Directions for this task - Retype the opening lines of the listing below, ending with the line that contains "BAR_W = 310 / PX_X", and leave out any pictures.

Data block -
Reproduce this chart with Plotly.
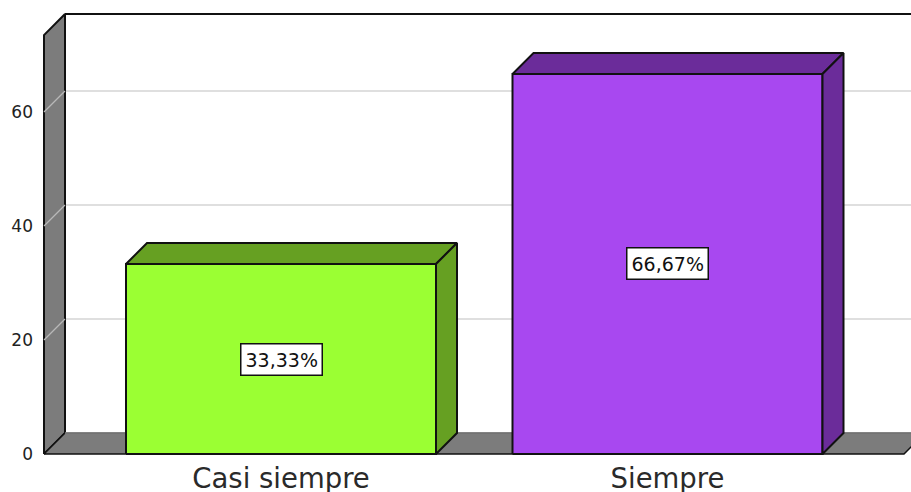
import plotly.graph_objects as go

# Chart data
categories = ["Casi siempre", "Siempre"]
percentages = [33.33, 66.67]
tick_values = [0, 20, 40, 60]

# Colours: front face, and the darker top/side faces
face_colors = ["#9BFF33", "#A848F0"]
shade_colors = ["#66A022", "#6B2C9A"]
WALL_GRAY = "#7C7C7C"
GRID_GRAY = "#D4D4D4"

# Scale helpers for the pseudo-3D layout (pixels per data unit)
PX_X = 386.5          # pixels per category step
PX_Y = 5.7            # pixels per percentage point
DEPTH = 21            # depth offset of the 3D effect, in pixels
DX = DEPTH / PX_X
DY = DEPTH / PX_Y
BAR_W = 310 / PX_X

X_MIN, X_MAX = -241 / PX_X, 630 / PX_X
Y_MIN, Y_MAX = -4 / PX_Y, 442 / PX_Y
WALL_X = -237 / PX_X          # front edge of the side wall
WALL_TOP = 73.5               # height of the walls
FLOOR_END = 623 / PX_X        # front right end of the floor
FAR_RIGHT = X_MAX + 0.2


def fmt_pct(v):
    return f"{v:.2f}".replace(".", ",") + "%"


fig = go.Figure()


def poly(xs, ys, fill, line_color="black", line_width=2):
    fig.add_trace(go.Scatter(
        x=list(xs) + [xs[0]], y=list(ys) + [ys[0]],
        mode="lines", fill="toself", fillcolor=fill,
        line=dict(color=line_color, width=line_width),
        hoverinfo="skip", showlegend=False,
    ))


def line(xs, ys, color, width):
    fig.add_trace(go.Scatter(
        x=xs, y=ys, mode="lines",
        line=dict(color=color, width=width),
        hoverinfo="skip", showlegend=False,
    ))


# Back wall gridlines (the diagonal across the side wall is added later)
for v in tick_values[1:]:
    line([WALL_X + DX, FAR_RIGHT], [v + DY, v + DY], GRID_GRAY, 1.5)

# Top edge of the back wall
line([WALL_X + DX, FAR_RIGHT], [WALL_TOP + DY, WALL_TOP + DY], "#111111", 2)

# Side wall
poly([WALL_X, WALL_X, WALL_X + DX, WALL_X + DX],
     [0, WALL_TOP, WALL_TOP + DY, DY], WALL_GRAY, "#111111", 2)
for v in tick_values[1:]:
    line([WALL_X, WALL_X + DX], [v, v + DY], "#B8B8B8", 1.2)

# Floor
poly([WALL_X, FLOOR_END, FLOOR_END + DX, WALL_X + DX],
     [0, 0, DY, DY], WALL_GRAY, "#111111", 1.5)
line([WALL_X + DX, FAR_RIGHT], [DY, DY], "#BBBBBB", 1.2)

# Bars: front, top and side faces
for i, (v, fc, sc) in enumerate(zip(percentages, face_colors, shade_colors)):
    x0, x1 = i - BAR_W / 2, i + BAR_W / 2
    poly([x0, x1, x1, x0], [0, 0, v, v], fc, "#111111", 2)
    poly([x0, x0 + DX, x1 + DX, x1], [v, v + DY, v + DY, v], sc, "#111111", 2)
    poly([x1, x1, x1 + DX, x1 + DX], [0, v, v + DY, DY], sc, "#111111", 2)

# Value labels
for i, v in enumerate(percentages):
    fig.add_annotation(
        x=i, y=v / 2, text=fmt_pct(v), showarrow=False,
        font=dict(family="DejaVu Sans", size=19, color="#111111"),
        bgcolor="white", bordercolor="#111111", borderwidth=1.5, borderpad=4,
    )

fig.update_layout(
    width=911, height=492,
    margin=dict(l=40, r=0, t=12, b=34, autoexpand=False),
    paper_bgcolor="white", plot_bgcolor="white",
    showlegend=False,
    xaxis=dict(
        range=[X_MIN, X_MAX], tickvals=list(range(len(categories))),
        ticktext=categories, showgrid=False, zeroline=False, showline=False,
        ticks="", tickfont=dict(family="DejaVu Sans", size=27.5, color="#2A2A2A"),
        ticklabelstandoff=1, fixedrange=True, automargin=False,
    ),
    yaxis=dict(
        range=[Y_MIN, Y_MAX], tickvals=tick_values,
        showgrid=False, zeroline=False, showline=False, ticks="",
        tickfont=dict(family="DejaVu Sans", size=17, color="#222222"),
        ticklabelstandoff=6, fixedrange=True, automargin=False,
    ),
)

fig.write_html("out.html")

Answer below -
Reproduce this chart with Plotly.
import plotly.graph_objects as go

# Chart data
categories = ["Casi siempre", "Siempre"]
percentages = [33.33, 66.67]
tick_values = [0, 20, 40, 60]

# Colours: front face, and the darker top/side faces
face_colors = ["#9BFF33", "#A848F0"]
shade_colors = ["#66A022", "#6B2C9A"]
WALL_GRAY = "#7C7C7C"
GRID_GRAY = "#D4D4D4"

# Scale helpers for the pseudo-3D layout (pixels per data unit)
PX_X = 386.5          # pixels per category step
PX_Y = 5.7            # pixels per percentage point
DEPTH = 21            # depth offset of the 3D effect, in pixels
DX = DEPTH / PX_X
DY = DEPTH / PX_Y
BAR_W = 310 / PX_X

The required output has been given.